Mallon bows out after epiphany


OAKMONT, Pa. – Meg Mallon knew it was time to retire at the LPGA Championship two weeks ago.

She isn’t using the word retire, because she knows how golf is, how she’ll be making cameos and other appearances, so she says she’s “stepping away” from the LPGA and tour life. She said the decision was easy.

“They say every athlete knows when it’s time to go,” Mallon, 47, said in a telephone conversation. “I had my epiphany at Rochester. I was playing well. The difference was I did not have that desire I’ve always had to get the ball in the hole.

“The best players have more than talent. They have a great desire in their heart to get the ball in the hole no matter what.”

Mallon said she lost that desire and her scores began ballooning because of it.

“So it was an easy decision,” she said. “It’s time to move on, and I’m happy about it.”

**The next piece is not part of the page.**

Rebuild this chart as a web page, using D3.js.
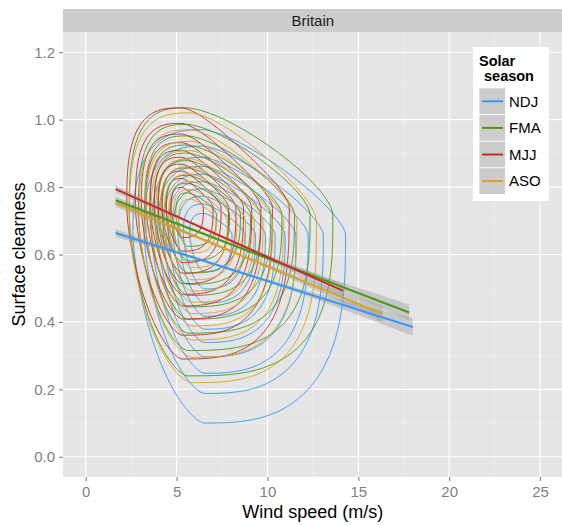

One of the classiest, most likeable players in the history of the tour decided she would quietly step away after making her final appearance at the Jamie Farr Owens Corning Classic in Toledo last week. She did it so quietly she didn’t even tell her brothers, John and Paul, before teeing it up a final time there. They followed her in Toledo and she told them after the round.

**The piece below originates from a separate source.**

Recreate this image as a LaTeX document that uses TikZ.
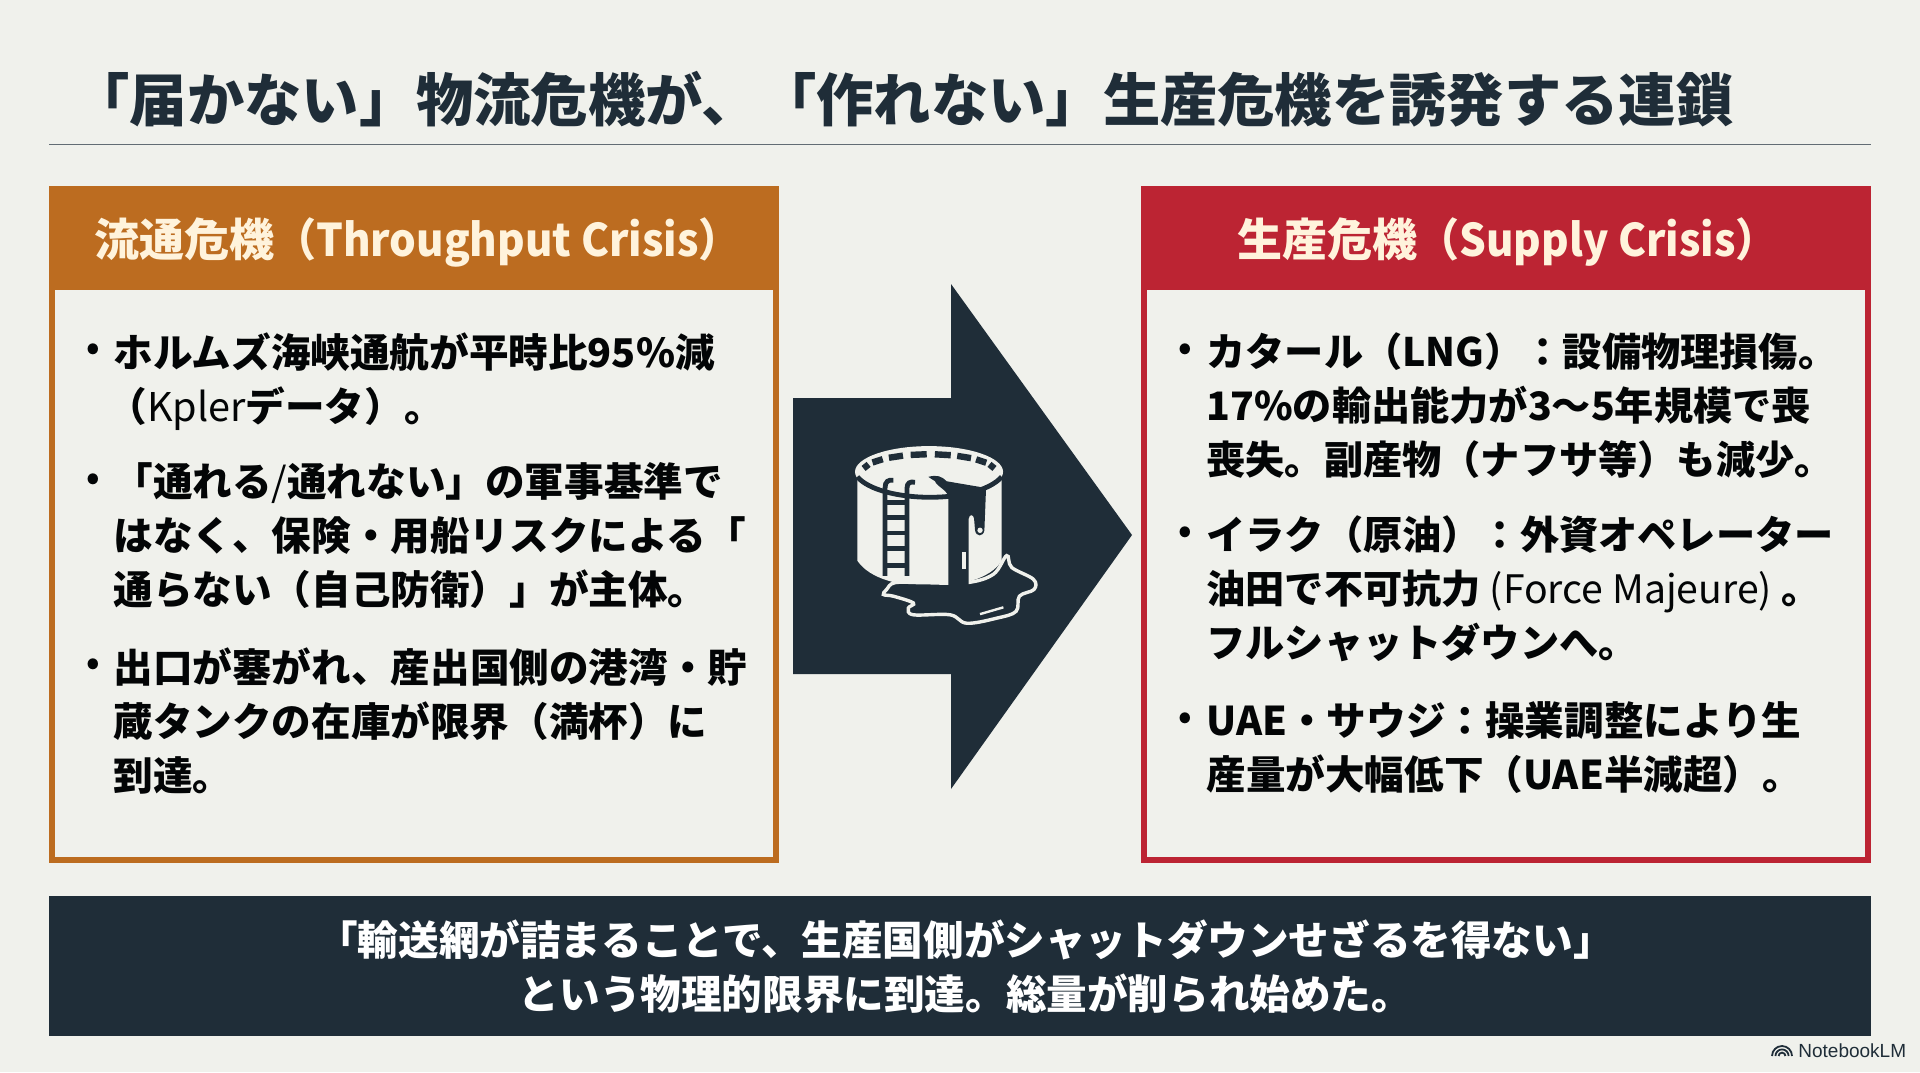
\documentclass[tikz,border=0pt]{standalone}
\usepackage{fontspec}
\setmainfont{Noto Sans CJK JP}
\newfontfamily\logofont{Liberation Sans}
\usepackage{tikz}
\definecolor{paper}{HTML}{F0F1EC}
\definecolor{ink}{HTML}{1F2D38}
\definecolor{amber}{HTML}{BC6C20}
\definecolor{crimson}{HTML}{BC2433}
\definecolor{cream}{HTML}{FFF3DC}
\newcommand{\slimlatin}[1]{{\addfontfeatures{FakeStretch=.935}#1}}
\tikzset{
  panelbox/.style={draw=#1,line width=3pt,fill=paper,minimum width=362pt,minimum height=335.5pt,anchor=north west,inner sep=0pt},
  headbox/.style={fill=#1,minimum width=365pt,minimum height=52pt,anchor=north west,inner sep=0pt,text height=21pt,text depth=3pt,text=cream,font=\fontsize{22.5}{27}\bfseries\selectfont},
  bodytext/.style={anchor=north west,align=left,inner sep=0pt,text=black!90!ink,font=\fontsize{19.8}{27}\bfseries\selectfont},
  sidetext/.style={bodytext,font=\fontsize{19.6}{27}\bfseries\selectfont},
  dotmark/.style={inner sep=0pt,text=black!90!ink,font=\fontsize{17}{27}\bfseries\selectfont}
}
\begin{document}
\begin{tikzpicture}[x=.5pt,y=-.5pt]
  \useasboundingbox[fill=paper] (0,0) rectangle (1920,1072);
  % title and rule
  \node[anchor=west,inner sep=0pt,text=ink,font=\fontsize{28.66}{32}\bfseries\selectfont] (title) at (72,99) {「届かない」物流危機が、「作れない」生産危機を誘発する連鎖};
  \draw[ink!70,line width=.5pt] (49,144) -- (1871,144);
  % two panels
  \node[panelbox=amber] (leftbox) at (49,186) {};
  \node[headbox=amber] (lefthead) at (49,186) {\hspace*{3pt}流通危機\slimlatin{（Throughput Crisis）}};
  \node[panelbox=crimson] (rightbox) at (1141,186) {};
  \node[headbox=crimson] (righthead) at (1141,186) {\hspace*{1pt}生産危機\slimlatin{（Supply Crisis）}};
  \foreach \y/\n in {352/a,482/b,667/c}{\node[dotmark] (dotl\n) at (93,\y) {•};}
  \foreach \y/\n in {352/a,535/b,721/c}{\node[dotmark] (dotr\n) at (1185,\y) {•};}
  \node[bodytext] (lefta) at (113,332) {ホルムズ海峡通航が平時比95\%減\\\hspace*{-3pt}（{\mdseries Kpler}データ）。};
  \node[bodytext] (leftb) at (113,462) {「通れる{\mdseries/}通れない」の軍事基準で\\はなく、保険・用船リスクによる「\\通らない（自己防衛）」が主体。};
  \node[bodytext] (leftc) at (113,647) {出口が塞がれ、産出国側の港湾・貯\\蔵タンクの在庫が限界（満杯）に\\到達。};
  \node[sidetext] (righta) at (1206,332) {カタール（LNG）：設備物理損傷。\\17\%の輸出能力が3〜5年規模で喪\\喪失。副産物（ナフサ等）も減少。};
  \node[sidetext] (rightb) at (1206,515) {イラク（原油）：外資オペレーター\\油田で不可抗力 {\mdseries (Force Majeure)} 。\\フルシャットダウンへ。};
  \node[bodytext] (rightc) at (1206,701) {UAE・サウジ：操業調整により生\\産量が大幅低下（UAE半減超）。};
  % big arrow
  \fill[ink] (793,398) -- (951,398) -- (951,284) -- (1132,535) -- (951,789) -- (951,674) -- (793,674) -- cycle;
  % tank icon
  \begin{scope}[shift={(780,270)},x=.1667pt,y=-.169pt]
    \fill[paper] (447,597) ellipse (222 and 76);
    \fill[paper] (232,600) -- (232,860) .. controls (270,915) and (360,935) .. (447,935) .. controls (540,935) and (630,915) .. (665,860) -- (665,600) -- cycle;
    \foreach \a in {18,38,58,78,99,120,141,162}{
      \draw[ink,line width=3.2pt] ({447+200*cos(\a-7)},{597-52*sin(\a-7)}) -- ({447+200*cos(\a+7)},{597-52*sin(\a+7)});
    }
    \draw[ink,line width=2.4pt] (232,612) .. controls (300,690) and (590,695) .. (665,612);
    % ladder
    \draw[ink,line width=2.4pt] (315,905) -- (315,645) .. controls (315,625) and (325,620) .. (340,622);
    \draw[ink,line width=2.4pt] (381,905) -- (381,645) .. controls (381,630) and (390,625) .. (405,628);
    \foreach \y in {688,732,778,824,874}{\draw[ink,line width=2.2pt] (315,\y) -- (381,\y);}
    % puddle
    \draw[paper,line width=1.7pt,fill=ink] plot[smooth cycle,tension=.6] coordinates {(320,945) (345,925) (430,925) (560,925) (640,900) (680,845) (695,880) (760,915) (762,945) (718,965) (708,1010) (650,1030) (560,1045) (510,1020) (400,1020) (385,1000) (400,985) (340,965) (310,960)};
    \draw[paper,line width=1.2pt] (600,1018) -- (670,998);
    % spill
    \fill[ink] (445,612) .. controls (470,605) and (485,610) .. (500,625) .. controls (540,632) and (590,640) .. (618,645) -- (613,770) .. controls (610,790) and (588,790) .. (585,770) -- (582,735) .. controls (580,722) and (568,722) .. (566,735) -- (566,960) -- (505,960) -- (505,670) .. controls (500,650) and (470,640) .. (465,625) -- cycle;
    \fill[paper] (546,835) rectangle (558,885);
    \fill[paper] (600,770) circle (8);
  \end{scope}
  % bottom banner
  \node[fill=ink,minimum width=911pt,minimum height=70pt,anchor=north west,inner sep=0pt,text=white,align=center,font=\fontsize{20.3}{27}\bfseries\selectfont] (banner) at (49,896) {\hspace*{5pt}「輸送網が詰まることで、生産国側がシャットダウンせざるを得ない」\\\hspace*{5pt}という物理的限界に到達。総量が削られ始めた。};
  % logo
  \foreach \r in {1.7,3.3,5}{\draw[ink,line width=.9pt] ({1782-2*\r},1056) arc[start angle=180,end angle=0,radius=\r pt];}
  \node[anchor=west,inner sep=0pt,text=ink,font=\logofont\fontsize{9.5}{11}\selectfont] (logo) at (1798,1051) {NotebookLM};
\end{tikzpicture}
\end{document}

Mallon never intended for word to leak at the U.S. Women’s Open this week. It did so, though, after she officially withdrew from the championship last weekend. She chose Toledo as her last event because it brought her “full circle.” She made her first LPGA appearance in Toledo and won her last LPGA title there.

With 18 LPGA titles to her credit, four of them majors, two of them U.S. Women’s Opens, Mallon leaves the game with tons of honors, trophies and awards. She leaves with even more respect for the kind of person she is. Mallon amazed her friends when she left the game last year to be with her dying sister, Tricia. Mallon spent the last 100 days at her sister's side as abdominal cancer took Tricia's life. Mallon helped Tricia's husband and the couple's three children through the ordeal.

'A lot of people don’t know what Meg did for her sister, or what a really tough time it was for her family,” Hall of Famer Juli Inkster said. “It was amazing how Meg never complained.

“Meg put her career on hold, and I don’t think there are too many people who would have done what she has done. She really has her priorities in order, and I have tremendous respect for her.”